Little Rock, Arkansas
By Gaia Squarci
I’ll never forget the day I first came in contact with blindness. It was a day in November 2011. A couple of months earlier, I had come to New York to pursue photography, shaping an identity largely based on what I see and the way I see it. Blindness was pure terror for a photographer like me – and it was also mysterious.
On that day, I walked into Visions, a center for the blind, and 10 minutes later I was sitting on an armchair with a weird hat on my head, posing for a picture in a photography class. I was totally confused but simultaneously my focus crystallized. I wanted to see — and photograph — what the sighted don’t imagine is still possible for the blind.
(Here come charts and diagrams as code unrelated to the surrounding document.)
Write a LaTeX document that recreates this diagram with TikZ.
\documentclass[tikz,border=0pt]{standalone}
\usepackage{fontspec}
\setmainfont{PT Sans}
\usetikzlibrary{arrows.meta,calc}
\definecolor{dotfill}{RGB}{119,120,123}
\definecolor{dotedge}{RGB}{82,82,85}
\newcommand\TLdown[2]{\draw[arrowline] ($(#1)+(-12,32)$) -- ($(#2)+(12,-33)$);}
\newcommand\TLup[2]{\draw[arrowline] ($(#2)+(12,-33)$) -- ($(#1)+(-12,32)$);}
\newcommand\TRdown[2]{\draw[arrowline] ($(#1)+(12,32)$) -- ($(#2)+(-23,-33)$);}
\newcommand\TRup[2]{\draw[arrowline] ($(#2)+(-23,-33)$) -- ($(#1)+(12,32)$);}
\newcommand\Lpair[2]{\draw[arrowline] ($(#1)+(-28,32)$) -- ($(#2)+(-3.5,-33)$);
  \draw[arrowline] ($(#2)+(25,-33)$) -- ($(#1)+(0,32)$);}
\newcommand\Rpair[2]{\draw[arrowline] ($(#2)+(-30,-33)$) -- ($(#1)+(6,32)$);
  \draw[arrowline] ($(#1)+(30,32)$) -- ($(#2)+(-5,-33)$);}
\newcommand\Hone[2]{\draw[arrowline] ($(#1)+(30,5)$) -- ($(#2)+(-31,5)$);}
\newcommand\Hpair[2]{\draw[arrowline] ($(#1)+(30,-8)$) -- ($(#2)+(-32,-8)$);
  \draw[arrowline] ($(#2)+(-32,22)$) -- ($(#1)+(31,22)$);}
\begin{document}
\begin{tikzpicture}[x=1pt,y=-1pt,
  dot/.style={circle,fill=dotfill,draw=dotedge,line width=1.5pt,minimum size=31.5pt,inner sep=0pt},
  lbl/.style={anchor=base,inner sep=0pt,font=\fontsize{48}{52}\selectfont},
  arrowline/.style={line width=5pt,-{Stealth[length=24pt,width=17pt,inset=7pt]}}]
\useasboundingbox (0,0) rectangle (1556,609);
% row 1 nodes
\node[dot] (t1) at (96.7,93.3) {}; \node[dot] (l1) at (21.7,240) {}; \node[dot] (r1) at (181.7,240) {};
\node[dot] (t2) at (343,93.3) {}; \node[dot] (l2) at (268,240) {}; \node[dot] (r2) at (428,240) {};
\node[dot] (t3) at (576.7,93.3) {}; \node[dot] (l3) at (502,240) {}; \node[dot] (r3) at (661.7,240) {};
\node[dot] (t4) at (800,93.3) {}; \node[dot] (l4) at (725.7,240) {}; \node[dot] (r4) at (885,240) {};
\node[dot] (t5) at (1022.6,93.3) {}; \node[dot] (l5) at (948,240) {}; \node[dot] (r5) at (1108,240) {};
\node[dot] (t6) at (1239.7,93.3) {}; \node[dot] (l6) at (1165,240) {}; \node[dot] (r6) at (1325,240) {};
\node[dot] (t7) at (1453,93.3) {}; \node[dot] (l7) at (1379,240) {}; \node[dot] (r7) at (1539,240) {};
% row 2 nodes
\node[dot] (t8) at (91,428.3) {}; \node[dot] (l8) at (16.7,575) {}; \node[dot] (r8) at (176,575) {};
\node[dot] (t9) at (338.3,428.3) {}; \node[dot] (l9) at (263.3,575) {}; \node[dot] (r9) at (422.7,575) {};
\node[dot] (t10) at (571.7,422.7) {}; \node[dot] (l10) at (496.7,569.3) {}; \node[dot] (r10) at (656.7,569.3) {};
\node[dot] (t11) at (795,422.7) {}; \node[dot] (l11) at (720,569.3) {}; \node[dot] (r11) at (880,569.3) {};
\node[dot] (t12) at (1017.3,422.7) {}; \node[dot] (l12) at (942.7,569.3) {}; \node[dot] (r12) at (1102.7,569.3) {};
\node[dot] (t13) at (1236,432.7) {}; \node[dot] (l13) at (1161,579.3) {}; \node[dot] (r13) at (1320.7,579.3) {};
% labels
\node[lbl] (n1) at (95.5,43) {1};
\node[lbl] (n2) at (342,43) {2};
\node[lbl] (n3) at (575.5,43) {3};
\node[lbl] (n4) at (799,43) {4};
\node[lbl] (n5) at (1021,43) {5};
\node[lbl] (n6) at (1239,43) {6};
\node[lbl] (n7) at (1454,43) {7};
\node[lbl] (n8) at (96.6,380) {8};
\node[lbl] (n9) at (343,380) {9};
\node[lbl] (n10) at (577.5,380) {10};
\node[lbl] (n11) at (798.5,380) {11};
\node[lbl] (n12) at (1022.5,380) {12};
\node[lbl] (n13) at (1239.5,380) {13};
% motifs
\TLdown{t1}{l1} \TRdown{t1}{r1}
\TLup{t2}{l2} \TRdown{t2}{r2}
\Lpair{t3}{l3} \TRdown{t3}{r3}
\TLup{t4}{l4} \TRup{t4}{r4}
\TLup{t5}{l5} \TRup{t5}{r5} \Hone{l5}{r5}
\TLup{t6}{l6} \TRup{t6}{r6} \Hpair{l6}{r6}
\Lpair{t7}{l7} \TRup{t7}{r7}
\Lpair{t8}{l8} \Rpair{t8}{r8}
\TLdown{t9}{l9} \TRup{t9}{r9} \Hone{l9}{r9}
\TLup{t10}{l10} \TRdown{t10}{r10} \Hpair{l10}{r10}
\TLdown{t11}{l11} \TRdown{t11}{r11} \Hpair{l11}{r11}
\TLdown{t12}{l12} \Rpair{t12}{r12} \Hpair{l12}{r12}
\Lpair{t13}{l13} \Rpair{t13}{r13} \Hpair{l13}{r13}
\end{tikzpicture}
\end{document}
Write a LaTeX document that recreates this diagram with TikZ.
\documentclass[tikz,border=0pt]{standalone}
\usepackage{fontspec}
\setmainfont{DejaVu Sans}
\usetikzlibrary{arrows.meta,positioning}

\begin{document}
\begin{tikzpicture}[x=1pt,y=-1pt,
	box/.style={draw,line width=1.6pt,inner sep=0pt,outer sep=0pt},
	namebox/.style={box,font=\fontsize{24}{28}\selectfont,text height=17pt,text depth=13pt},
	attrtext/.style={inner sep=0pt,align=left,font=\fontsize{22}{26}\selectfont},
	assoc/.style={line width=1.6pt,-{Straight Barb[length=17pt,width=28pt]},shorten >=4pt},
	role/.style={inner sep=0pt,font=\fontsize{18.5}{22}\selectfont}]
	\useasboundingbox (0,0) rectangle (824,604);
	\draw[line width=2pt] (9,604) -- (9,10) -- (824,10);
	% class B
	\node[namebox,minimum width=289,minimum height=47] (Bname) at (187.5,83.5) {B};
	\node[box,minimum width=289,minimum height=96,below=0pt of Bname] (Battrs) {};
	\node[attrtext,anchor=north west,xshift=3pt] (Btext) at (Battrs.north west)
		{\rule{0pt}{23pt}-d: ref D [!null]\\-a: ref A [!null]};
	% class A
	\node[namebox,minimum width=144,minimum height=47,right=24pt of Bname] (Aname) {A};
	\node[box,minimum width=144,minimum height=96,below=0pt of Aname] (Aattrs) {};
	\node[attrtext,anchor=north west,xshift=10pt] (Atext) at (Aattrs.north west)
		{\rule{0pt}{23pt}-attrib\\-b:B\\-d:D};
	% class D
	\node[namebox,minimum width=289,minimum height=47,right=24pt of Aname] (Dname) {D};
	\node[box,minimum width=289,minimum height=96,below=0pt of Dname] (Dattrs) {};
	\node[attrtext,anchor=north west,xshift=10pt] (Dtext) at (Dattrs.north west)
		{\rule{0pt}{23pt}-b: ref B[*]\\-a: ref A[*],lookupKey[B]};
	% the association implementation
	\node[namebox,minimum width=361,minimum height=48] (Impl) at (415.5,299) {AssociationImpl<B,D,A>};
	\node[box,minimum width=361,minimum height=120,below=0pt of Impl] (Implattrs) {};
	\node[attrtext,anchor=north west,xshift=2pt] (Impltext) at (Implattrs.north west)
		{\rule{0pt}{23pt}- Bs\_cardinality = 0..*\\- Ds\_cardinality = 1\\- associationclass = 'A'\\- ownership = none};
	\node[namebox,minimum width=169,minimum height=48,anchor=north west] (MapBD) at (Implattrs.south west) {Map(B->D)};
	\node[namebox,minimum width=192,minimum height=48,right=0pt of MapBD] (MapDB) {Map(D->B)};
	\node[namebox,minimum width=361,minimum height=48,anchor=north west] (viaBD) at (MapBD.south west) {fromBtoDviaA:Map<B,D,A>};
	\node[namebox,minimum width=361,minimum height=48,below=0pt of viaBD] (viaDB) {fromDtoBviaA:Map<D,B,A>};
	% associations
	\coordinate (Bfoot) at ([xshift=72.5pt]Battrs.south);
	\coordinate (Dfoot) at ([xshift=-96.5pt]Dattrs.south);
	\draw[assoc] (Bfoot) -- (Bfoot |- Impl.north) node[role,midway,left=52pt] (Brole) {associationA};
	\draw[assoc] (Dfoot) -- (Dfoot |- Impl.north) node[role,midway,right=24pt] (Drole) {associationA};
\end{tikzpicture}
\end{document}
Dale Layne, 31, was one of the blind photographers in that class. Dale is from Guyana and is talkative and composed. Since, he’s become a friend and a point of reference when I try to explore perceptions of space and time, identity, culture, memory and love, as heavily altered by the lack of vision.
Dale picked up the phone dozens of times to help me in this process and I was intrigued when one day he told me he would move to Arkansas to study IT in a school for the blind. I knew it would be a key experience for him. Technology has always been a passion for him but I had never seen Dale satisfied with his employment situation.
I recall seeing him disassembling a computer at home and fixing it in front of me, using the visual memory that he had from before glaucoma took his sight at age 19.